- [Task input]
+++
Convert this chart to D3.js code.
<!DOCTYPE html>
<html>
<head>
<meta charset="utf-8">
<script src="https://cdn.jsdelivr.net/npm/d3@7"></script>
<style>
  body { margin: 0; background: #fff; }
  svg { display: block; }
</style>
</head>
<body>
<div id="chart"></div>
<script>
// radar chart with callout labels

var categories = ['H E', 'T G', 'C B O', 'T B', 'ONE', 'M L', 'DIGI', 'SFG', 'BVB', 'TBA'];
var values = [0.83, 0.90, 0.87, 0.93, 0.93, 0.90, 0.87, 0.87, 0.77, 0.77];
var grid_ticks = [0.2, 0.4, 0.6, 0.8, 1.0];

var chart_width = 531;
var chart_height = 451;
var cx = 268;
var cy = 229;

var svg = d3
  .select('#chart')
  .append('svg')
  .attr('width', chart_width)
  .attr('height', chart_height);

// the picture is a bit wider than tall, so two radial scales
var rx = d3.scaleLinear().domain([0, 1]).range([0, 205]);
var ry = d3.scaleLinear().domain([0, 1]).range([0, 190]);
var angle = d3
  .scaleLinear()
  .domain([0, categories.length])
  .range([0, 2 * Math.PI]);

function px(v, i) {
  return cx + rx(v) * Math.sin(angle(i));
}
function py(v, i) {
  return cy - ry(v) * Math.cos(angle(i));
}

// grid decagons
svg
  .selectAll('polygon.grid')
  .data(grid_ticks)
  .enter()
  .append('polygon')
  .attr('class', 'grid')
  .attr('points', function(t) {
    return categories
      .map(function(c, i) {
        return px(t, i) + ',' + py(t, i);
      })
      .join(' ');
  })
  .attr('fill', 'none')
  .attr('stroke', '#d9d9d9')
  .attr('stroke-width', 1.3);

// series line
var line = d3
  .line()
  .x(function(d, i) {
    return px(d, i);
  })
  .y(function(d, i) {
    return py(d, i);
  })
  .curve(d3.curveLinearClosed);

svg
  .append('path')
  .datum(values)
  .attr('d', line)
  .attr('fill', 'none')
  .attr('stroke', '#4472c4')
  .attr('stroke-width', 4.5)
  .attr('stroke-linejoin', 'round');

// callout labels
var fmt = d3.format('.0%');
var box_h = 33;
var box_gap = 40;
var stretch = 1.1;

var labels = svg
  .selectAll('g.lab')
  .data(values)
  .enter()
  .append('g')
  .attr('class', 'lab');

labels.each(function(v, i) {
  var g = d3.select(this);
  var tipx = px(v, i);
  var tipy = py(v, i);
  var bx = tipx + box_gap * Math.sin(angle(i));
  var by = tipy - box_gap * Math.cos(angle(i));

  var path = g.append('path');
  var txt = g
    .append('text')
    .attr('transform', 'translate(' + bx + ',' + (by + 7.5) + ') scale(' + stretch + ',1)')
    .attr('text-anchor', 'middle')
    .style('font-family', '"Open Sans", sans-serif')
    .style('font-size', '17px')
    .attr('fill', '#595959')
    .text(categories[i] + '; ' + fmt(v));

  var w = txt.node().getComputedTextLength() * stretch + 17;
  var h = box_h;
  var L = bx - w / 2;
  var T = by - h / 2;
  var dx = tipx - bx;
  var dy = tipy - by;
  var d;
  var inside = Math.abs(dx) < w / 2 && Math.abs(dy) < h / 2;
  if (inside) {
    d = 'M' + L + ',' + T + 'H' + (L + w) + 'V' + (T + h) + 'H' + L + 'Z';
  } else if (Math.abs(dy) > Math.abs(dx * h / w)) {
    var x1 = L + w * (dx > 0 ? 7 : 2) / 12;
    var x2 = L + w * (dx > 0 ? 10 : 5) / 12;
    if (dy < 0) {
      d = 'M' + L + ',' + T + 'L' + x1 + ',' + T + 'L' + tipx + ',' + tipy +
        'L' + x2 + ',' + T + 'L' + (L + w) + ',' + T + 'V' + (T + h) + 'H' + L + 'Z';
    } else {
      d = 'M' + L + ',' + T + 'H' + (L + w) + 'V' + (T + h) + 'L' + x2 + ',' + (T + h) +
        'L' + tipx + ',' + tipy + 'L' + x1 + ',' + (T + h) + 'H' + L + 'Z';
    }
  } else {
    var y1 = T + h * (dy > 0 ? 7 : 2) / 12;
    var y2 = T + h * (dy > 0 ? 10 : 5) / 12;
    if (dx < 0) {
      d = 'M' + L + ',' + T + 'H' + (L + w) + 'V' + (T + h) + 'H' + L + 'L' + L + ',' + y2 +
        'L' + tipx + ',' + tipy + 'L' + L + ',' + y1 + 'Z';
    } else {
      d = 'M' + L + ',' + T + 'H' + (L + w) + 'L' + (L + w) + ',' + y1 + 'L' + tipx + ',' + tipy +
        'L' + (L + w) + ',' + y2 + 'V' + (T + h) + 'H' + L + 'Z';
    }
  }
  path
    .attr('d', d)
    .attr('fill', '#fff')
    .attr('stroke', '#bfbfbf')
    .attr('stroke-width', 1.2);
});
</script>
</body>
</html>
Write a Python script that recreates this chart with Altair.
+++
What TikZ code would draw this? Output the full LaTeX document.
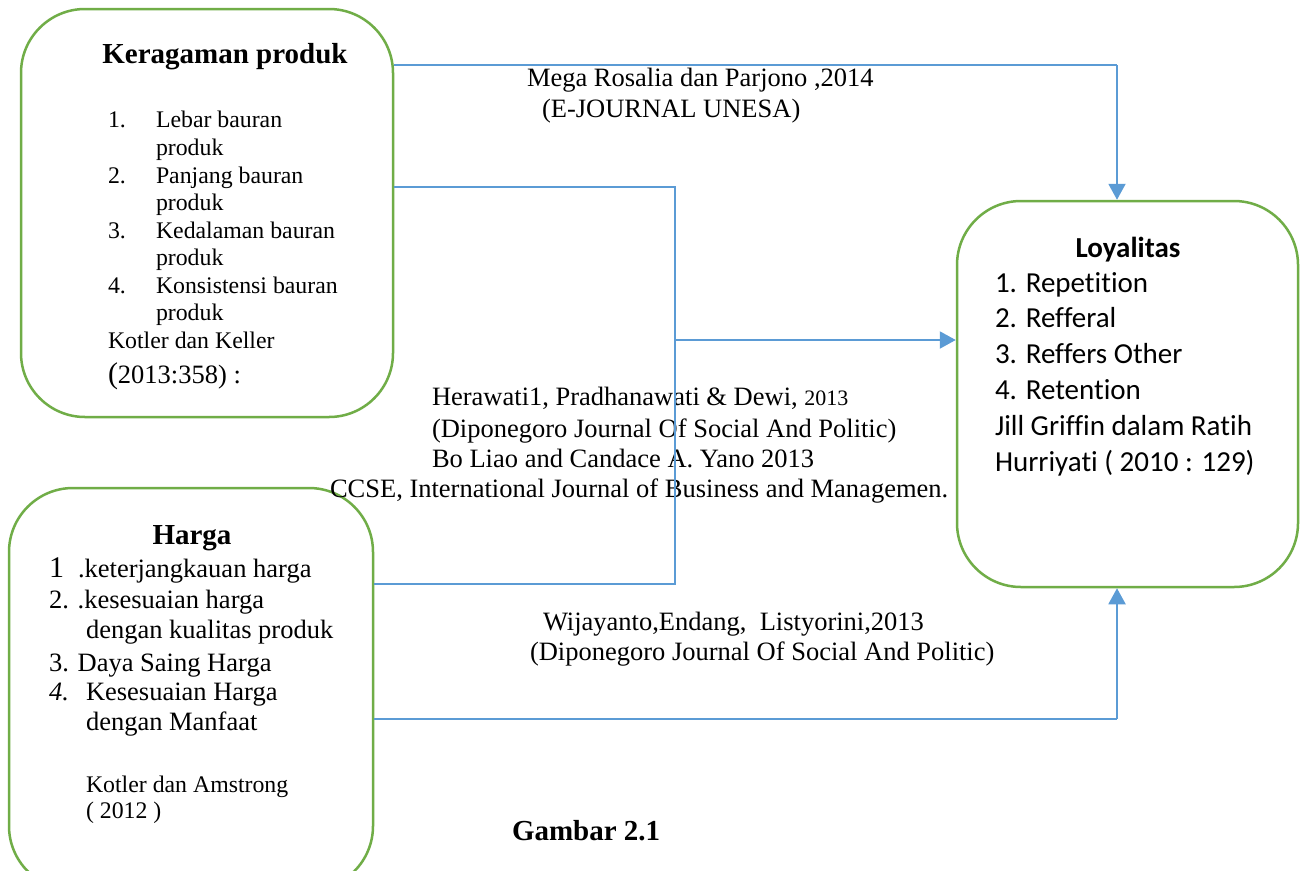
+++
Return every line above in which the string "this" occurs.

Convert this chart to D3.js code.
  var g = d3.select(this);
Write a Python script that recreates this chart with Altair.
What TikZ code would draw this? Output the full LaTeX document.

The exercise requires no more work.